- **Objective**
Only the lines from the start of the data below through the line that contains "7, 8, 9, 10];" are to be copied, exactly and without pictures.

(begin)

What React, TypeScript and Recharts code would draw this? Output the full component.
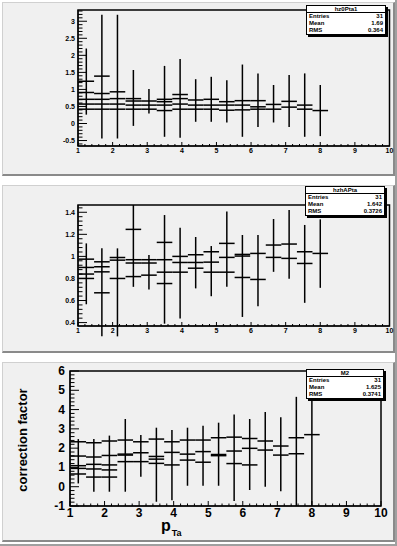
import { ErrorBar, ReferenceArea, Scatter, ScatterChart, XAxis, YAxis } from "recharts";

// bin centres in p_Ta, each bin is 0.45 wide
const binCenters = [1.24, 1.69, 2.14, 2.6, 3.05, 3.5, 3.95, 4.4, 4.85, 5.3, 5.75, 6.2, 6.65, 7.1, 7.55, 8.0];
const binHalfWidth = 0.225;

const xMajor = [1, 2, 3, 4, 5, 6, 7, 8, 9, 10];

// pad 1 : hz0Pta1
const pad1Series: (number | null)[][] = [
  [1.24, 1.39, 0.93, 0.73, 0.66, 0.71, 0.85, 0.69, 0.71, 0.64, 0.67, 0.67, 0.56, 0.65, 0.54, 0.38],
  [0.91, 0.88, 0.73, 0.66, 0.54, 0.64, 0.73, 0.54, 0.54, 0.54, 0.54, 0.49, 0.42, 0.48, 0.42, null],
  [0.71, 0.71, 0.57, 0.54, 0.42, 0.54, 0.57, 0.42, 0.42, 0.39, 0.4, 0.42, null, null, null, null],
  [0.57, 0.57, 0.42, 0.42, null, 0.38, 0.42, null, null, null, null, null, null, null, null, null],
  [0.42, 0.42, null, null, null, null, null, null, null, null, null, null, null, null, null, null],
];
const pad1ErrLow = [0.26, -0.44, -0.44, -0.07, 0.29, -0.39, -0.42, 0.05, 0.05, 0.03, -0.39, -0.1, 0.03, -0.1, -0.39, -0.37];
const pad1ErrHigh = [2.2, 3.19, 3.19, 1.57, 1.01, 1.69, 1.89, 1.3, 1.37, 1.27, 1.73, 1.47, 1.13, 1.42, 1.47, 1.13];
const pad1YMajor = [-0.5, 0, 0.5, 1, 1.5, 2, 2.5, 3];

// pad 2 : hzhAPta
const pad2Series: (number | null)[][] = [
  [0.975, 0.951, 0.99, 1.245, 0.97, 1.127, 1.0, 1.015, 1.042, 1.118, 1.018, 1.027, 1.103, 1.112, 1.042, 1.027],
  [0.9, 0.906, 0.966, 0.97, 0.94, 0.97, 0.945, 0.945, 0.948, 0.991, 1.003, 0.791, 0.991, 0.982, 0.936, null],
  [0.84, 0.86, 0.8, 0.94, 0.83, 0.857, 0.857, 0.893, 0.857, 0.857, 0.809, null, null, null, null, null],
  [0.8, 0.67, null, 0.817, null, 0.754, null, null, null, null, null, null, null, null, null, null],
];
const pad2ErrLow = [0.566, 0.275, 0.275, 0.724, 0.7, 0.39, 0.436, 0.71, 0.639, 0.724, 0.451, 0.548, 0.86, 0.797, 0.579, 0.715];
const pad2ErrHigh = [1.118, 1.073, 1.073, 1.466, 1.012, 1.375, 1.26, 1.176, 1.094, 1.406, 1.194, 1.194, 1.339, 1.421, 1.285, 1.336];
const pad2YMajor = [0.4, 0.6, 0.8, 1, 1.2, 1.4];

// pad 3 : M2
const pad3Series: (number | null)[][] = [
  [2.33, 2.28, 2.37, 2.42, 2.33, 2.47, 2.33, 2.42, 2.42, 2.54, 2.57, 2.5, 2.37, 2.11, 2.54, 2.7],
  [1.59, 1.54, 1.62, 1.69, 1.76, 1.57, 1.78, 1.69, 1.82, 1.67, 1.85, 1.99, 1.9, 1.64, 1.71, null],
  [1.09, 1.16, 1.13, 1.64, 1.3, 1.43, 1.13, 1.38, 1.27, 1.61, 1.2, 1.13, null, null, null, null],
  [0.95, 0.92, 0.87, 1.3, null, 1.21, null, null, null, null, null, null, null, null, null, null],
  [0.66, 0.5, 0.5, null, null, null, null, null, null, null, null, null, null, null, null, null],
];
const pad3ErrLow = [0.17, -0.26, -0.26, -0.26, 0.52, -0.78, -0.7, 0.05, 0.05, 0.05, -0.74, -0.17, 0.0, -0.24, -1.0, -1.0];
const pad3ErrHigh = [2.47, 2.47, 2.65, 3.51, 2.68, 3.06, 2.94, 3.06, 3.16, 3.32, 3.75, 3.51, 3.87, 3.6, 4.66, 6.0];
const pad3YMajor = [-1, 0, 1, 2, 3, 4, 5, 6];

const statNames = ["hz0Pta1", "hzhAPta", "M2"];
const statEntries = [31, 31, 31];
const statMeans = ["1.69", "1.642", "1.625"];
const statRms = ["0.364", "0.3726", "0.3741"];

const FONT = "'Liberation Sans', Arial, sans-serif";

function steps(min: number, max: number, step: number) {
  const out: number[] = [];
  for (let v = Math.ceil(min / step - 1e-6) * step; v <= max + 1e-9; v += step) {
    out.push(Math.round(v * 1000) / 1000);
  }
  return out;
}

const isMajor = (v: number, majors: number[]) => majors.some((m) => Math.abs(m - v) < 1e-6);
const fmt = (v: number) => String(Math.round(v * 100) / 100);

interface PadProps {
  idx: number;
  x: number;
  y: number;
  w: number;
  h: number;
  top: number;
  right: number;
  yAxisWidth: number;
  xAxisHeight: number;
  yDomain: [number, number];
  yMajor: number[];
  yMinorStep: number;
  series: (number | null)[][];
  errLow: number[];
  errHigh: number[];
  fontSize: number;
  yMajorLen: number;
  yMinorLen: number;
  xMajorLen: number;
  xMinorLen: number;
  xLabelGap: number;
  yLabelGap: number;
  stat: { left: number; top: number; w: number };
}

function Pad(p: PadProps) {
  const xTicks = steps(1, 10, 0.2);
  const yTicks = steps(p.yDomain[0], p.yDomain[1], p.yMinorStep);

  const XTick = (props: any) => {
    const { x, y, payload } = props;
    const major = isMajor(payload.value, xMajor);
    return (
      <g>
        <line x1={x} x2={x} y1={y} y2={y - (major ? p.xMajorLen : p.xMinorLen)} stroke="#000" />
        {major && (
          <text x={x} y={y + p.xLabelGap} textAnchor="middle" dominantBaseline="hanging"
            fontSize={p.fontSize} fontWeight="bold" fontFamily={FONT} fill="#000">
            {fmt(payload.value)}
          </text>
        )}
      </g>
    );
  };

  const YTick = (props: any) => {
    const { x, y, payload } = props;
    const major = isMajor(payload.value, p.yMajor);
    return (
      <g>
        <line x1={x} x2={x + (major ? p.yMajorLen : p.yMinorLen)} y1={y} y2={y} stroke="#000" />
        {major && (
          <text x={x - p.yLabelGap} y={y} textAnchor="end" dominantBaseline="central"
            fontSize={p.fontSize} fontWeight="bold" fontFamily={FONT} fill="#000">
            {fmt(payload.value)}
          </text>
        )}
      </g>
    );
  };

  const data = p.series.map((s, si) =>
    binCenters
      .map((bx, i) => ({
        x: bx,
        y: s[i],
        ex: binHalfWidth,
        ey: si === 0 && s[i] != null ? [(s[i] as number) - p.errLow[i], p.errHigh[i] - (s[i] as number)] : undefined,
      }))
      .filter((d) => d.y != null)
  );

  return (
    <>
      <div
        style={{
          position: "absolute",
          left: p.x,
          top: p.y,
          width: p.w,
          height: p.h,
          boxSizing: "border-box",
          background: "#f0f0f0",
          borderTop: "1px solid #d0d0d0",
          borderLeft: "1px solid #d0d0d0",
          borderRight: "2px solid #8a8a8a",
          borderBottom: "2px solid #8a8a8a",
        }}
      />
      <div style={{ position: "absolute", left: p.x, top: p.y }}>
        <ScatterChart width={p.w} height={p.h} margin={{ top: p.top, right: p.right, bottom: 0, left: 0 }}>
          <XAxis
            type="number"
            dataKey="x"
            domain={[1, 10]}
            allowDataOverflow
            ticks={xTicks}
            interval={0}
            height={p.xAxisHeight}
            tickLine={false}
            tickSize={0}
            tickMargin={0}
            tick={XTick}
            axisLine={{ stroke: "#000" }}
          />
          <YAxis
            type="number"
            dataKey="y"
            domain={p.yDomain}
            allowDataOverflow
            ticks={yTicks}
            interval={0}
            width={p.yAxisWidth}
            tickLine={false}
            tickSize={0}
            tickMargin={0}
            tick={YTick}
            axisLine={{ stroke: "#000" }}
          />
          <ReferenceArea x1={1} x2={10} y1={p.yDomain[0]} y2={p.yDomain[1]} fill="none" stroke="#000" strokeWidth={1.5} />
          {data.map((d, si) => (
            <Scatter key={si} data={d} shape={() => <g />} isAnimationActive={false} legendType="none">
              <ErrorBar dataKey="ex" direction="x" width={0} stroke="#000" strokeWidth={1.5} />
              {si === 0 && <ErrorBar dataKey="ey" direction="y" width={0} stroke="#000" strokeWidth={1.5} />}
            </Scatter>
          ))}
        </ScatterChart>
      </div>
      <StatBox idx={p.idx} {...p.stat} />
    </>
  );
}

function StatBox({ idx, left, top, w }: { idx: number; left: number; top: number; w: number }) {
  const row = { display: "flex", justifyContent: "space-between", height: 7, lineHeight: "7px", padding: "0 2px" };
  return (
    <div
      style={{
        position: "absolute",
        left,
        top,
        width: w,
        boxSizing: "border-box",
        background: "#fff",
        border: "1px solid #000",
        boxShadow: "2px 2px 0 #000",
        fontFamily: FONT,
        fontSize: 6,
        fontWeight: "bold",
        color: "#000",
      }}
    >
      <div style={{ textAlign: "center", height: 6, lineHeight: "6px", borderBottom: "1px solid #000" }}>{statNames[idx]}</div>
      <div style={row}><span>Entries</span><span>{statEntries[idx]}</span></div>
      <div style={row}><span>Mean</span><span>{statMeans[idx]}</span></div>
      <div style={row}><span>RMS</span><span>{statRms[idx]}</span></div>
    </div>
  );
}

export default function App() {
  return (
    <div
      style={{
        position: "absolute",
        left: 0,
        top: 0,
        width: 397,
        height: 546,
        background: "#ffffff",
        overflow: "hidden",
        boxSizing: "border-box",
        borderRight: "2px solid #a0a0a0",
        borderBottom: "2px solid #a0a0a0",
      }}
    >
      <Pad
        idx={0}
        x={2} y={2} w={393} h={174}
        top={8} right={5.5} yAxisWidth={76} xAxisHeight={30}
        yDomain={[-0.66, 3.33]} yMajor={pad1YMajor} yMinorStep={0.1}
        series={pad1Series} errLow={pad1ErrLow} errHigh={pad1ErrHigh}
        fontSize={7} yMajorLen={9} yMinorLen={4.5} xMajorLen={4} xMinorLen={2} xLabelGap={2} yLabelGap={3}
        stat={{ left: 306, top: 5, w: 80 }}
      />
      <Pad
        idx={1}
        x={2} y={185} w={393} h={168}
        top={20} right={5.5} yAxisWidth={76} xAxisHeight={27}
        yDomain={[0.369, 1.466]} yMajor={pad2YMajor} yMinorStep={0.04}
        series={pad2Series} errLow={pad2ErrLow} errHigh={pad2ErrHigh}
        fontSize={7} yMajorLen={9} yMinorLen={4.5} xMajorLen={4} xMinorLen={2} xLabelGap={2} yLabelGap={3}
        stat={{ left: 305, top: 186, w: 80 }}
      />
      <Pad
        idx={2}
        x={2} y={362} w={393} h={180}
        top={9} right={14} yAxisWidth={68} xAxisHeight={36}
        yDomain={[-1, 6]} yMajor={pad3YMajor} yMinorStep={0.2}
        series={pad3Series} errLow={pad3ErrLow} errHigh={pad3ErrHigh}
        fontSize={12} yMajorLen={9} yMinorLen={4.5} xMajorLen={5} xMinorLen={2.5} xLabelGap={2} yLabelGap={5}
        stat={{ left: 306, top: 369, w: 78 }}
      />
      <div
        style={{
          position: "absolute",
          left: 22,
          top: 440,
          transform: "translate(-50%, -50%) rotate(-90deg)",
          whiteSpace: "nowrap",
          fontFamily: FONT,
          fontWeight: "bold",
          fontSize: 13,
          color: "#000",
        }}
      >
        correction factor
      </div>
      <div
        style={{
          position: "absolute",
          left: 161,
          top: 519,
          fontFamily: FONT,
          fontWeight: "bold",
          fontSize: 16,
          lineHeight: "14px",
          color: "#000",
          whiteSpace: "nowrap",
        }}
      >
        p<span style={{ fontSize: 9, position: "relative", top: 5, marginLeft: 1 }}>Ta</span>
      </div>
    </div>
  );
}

(end)

- **Response**
What React, TypeScript and Recharts code would draw this? Output the full component.
import { ErrorBar, ReferenceArea, Scatter, ScatterChart, XAxis, YAxis } from "recharts";

// bin centres in p_Ta, each bin is 0.45 wide
const binCenters = [1.24, 1.69, 2.14, 2.6, 3.05, 3.5, 3.95, 4.4, 4.85, 5.3, 5.75, 6.2, 6.65, 7.1, 7.55, 8.0];
const binHalfWidth = 0.225;

const xMajor = [1, 2, 3, 4, 5, 6, 7, 8, 9, 10];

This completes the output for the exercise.